IE's share has been steadily decreasing. Chrome is well in the lead worldwide according to all the gathered records and it's lead is significant.
IE 11 should probably still be supported in most situations. A lot of projects use compilers such as Babel that polyfill or somehow add support for new standards to older browsers.
Version 11 of IE was a standards compliant browser on release in 2013. But it will continue to ignore the latest standards. It's clear that Edge is Microsoft's main focus now.

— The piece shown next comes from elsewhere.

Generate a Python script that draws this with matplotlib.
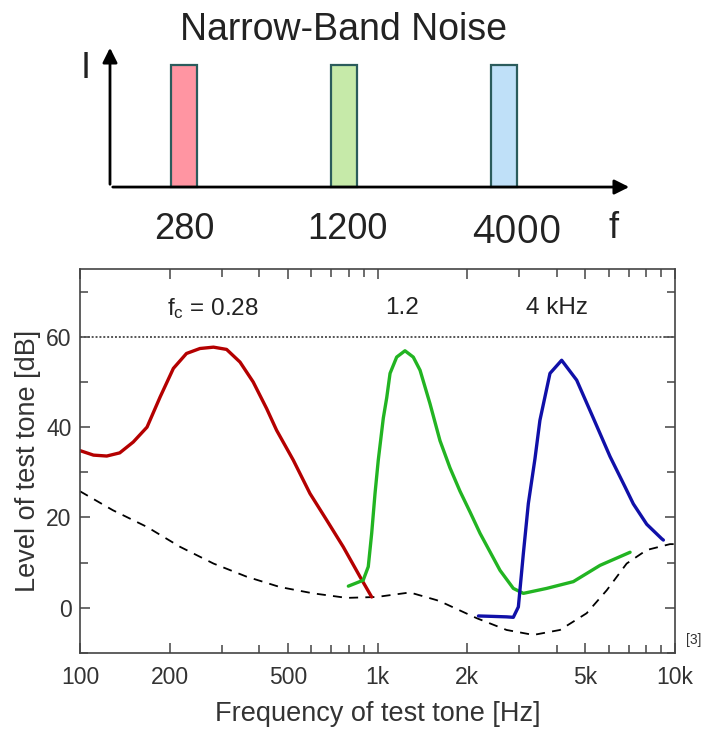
import matplotlib
matplotlib.use("Agg")
import matplotlib.pyplot as plt
from matplotlib.ticker import FixedLocator, NullFormatter

plt.rcParams['font.family'] = ['Liberation Sans', 'DejaVu Sans']
plt.rcParams['mathtext.default'] = 'regular'

# schematic (top)
noise_labels = ['280', '1200', '4000']
noise_colors = ['#ff95a2', '#c6eaa9', '#bfe0f8']
noise_level = [1, 1, 1]

# masking curves (Hz, dB)
red_f = [100, 111, 123, 136, 151, 168, 186, 206, 228, 253, 281, 311, 345, 382, 424,
         458, 521, 593, 675, 767, 873, 956]
red_db = [34.8, 33.8, 33.6, 34.3, 36.7, 40.0, 46.7, 53.0, 56.3, 57.4, 57.7, 57.2, 54.4, 50.0, 44.1,
          39.3, 32.7, 25.3, 19.4, 13.5, 6.9, 2.4]

green_f = [798, 895, 931, 956, 981, 1006, 1046, 1074, 1102, 1160, 1237, 1319, 1390, 1501, 1622,
           1752, 1894, 2047, 2211, 2581, 2861, 3092, 3704, 4553, 5598, 7063]
green_db = [4.8, 6.1, 9.1, 16.5, 25.3, 32.7, 42.0, 46.5, 51.9, 55.5, 56.9, 55.5, 52.6, 45.2, 37.0,
            31.0, 25.8, 21.2, 16.5, 8.3, 4.3, 3.2, 4.3, 5.8, 9.4, 12.3]

blue_f = [2184, 2450, 2716, 2861, 2975, 3092, 3214, 3383, 3515, 3800, 4159, 4672, 5314, 6047,
          6790, 7244, 8034, 9021, 9140]
blue_db = [-1.8, -1.9, -2.0, -2.1, 0.2, 12.0, 23.1, 33.0, 41.5, 51.9, 54.8, 50.4, 42.0, 33.5,
           26.8, 23.0, 18.5, 15.3, 15.0]

thr_f = [100, 129, 168, 217, 281, 363, 470, 608, 788, 993, 1285, 1581, 1665, 2156, 2716,
         3342, 4106, 5047, 5898, 6879, 8034, 9620, 10000]
thr_db = [25.8, 21.6, 17.9, 13.5, 9.8, 6.9, 4.6, 3.2, 2.2, 2.4, 3.4, 1.7, 1.1, -2.3, -4.9,
          -6.0, -4.9, -1.2, 3.9, 9.8, 12.8, 14.1, 14.1]

fc_text = ['f$_c$ = 0.28', '1.2', '4 kHz']
fc_hz = [280, 1205, 4000]
masker_level = 60

xticks = [100, 200, 500, 1000, 2000, 5000, 10000]
xticklabels = ['100', '200', '500', '1k', '2k', '5k', '10k']
xminor = [300, 400, 600, 700, 800, 900, 3000, 4000, 6000, 7000, 8000, 9000]

fig = plt.figure(figsize=(7.03, 7.29), dpi=100)

# ---- top schematic ----
ax0 = fig.add_axes([0, 469/729, 1, 260/729])
ax0.axis('off')
ax0.set_xlim(-1.15, 3.244)
ax0.set_ylim(-0.598, 1.533)
ax0.bar(range(3), noise_level, width=0.1625, color=noise_colors,
        edgecolor='#2b5c5c', linewidth=1.6, zorder=3)
ax0.annotate('', xy=(-0.4625, 1.164), xytext=(-0.4625, 0),
             arrowprops=dict(arrowstyle='-|>', color='black', lw=2, mutation_scale=22))
ax0.annotate('', xy=(2.8, 0), xytext=(-0.4625, 0),
             arrowprops=dict(arrowstyle='-|>', color='black', lw=2, mutation_scale=22))
ax0.text(0.994, 1.287, 'Narrow-Band Noise', ha='center', va='center', fontsize=27, color='#222222')
ax0.text(-0.6125, 0.975, 'I', ha='center', va='center', fontsize=26, color='#222222')
ax0.text(2.6875, -0.336, 'f', ha='center', va='center', fontsize=26, color='#222222')
ax0.text(0, -0.352, noise_labels[0], ha='center', va='center', fontsize=26, color='#222222')
ax0.text(1.02, -0.352, noise_labels[1], ha='center', va='center', fontsize=26, color='#222222')
ax0.text(2.08, -0.377, noise_labels[2], ha='center', va='center', fontsize=28,
         color='#222222', family=['Open Sans', 'DejaVu Sans'])

# ---- masking plot ----
ax = fig.add_axes([80/703, 76/729, 595/703, 384/729])
ax.set_xscale('log')
ax.set_xlim(100, 10000)
ax.set_ylim(-10, 75)

ax.axhline(masker_level, color='#555555', lw=1.4, ls=(0, (1, 1)))
ax.plot(thr_f, thr_db, color='black', lw=1.3, ls=(0, (5, 4)))
ax.plot(red_f, red_db, color='#b40000', lw=2.4, solid_capstyle='round', solid_joinstyle='round')
ax.plot(green_f, green_db, color='#22b422', lw=2.4, solid_capstyle='round', solid_joinstyle='round')
ax.plot(blue_f, blue_db, color='#1010a8', lw=2.4, solid_capstyle='round', solid_joinstyle='round')

for t, f in zip(fc_text, fc_hz):
    ax.text(f, 66.3, t, ha='center', va='center', fontsize=17.5, color='#222222')

ax.xaxis.set_major_locator(FixedLocator(xticks))
ax.set_xticklabels(xticklabels)
ax.xaxis.set_minor_locator(FixedLocator(xminor))
ax.xaxis.set_minor_formatter(NullFormatter())
ax.yaxis.set_major_locator(FixedLocator([0, 20, 40, 60]))
ax.yaxis.set_minor_locator(FixedLocator([-10, 10, 30, 50, 70]))
ax.tick_params(which='both', direction='in', top=True, right=True, colors='#444444',
               labelcolor='#333333', labelsize=16.5)
ax.tick_params(which='major', length=7, width=1.1)
ax.tick_params(which='minor', length=6, width=1.1)
ax.tick_params(axis='x', pad=9)
ax.tick_params(axis='y', pad=6)
for s in ax.spines.values():
    s.set_color('#444444')
    s.set_linewidth(1.2)

ax.set_xlabel('Frequency of test tone [Hz]', fontsize=19.5, color='#333333', labelpad=9)
ax.set_ylabel('Level of test tone [dB]', fontsize=19.5, color='#333333', labelpad=4)

fig.text(686/703, 1 - 640/729, '[3]', fontsize=10, color='#333333', va='center')

fig.savefig('out.png', dpi=100)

And currently, Edge has better support for standards, but also lower adoption compared to IE's decrease in popularity. Edge is also only available on Windows, but Microsoft is testing Edge for iOS and Android and it may get released soon on both platforms.
Statistics (averaged and not meant to be exact, information relates to worldwide usage):
All platforms
- Chrome 51%
- Safari 18%
- Firefox 6%
- IE 6%
- UC 4%
- Opera 3%
- Edge 2%
- Remaining 10% (can use the same engines as leading browsers, ex. Webkit)
Mobiles: Chrome 52%, Safari 18%, UC 14%, Samsung Internet 7%, Opera 6%, Remaining < 1%.
Tablets: Safari 61%, Chrome 31%, Android 6%, Remaining 2%.
Desktops: Chrome 60%, Firefox 11%, IE 10%, Safari 8%, Edge 4%, Remaining 4%.
Usage of mobile browsers is now passing desktop browsers and tablets are used by about 4% of users.
UC Browser is mostly used in China, India and Indonesia. It was created by Alibaba and runs on a derivative of Webkit.
Statistics checked:
- https://en.wikipedia.org/wiki/Usage_share_of_web_browsers
- http://gs.statcounter.com/browser-market-share
- https://www.w3counter.com/globalstats.php
- https://www.sitepoint.com/browsers-website-support/
By the way, StatCounter is a great place for finding clean usage statistics graphs of the most basic device characteristics, such as screen resolution, browser and vendor.